Before I left New Zealand for Europe, the manager of my
apartment emailed to say she had arranged a complimentary taxi to collect me at
Malta airport – Manuel would be waiting for me in the baggage area. I thought
this extremely kind, and Manuel proved to be obliging and knowledgeable. I was,
no doubt, a slight disappointment, as I had to tell him I had no mobile phone
and so could not call him when I wanted transport around the island. He took
this in good spirit, however, and told me about the bus passes.
At the apartments there was a prominent sign requesting that
we use a particular restaurant when dining out – we would be given a 10%
discount – and so I resolved to go there at least once. I also asked the
manager where I might find a portrait photographer in Valletta. (My author profile on Amazon and on the NZ Society
of Authors website had no photo, and friends had pointed out that this was not
good for someone who was trying to promote their first novel.) The manager said
she would check with the photographer who’d done publicity shots for the
apartments; he lived in another town, but might he able to come to me – the
limestone walls in my apartment would provide a good backdrop. Next morning,
she reported that he, regretfully, was unavailable. Another resident overheard
our conversation and called out, “There’s a photographer in South Street.” “Ah,”

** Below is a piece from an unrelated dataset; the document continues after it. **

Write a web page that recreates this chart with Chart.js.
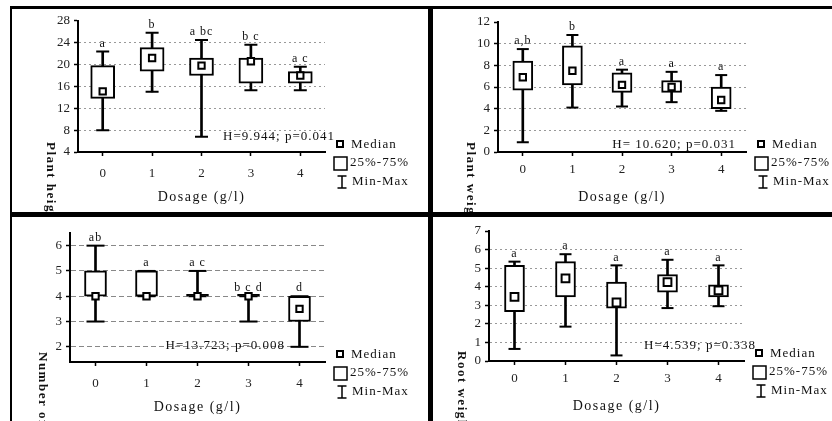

the manager said. “You’ll be able to go there when you go to the restaurant.”
I saw no photographic studio in South Street, but I did find
the restaurant. I ate a dish of Maltese rabbit stew, paid the bill, and was
heading out the door when I thought to ask a waiter, “Do you happen to
know of a photographic studio in this street?” “Yes, yes, it’s on that corner.
Tell Mario I sent you.”
The studio was the little passport place I had walked right past. The photographer did a busy trade. A man was collecting photographs of himself with the Archbishop of Malta. A woman looking at proofs asked my opinion as to which was the best; she had given a sizeable donation to a charity championed by the President of Malta, and was astonished and honoured to be invited to a reception and to be photographed with the President.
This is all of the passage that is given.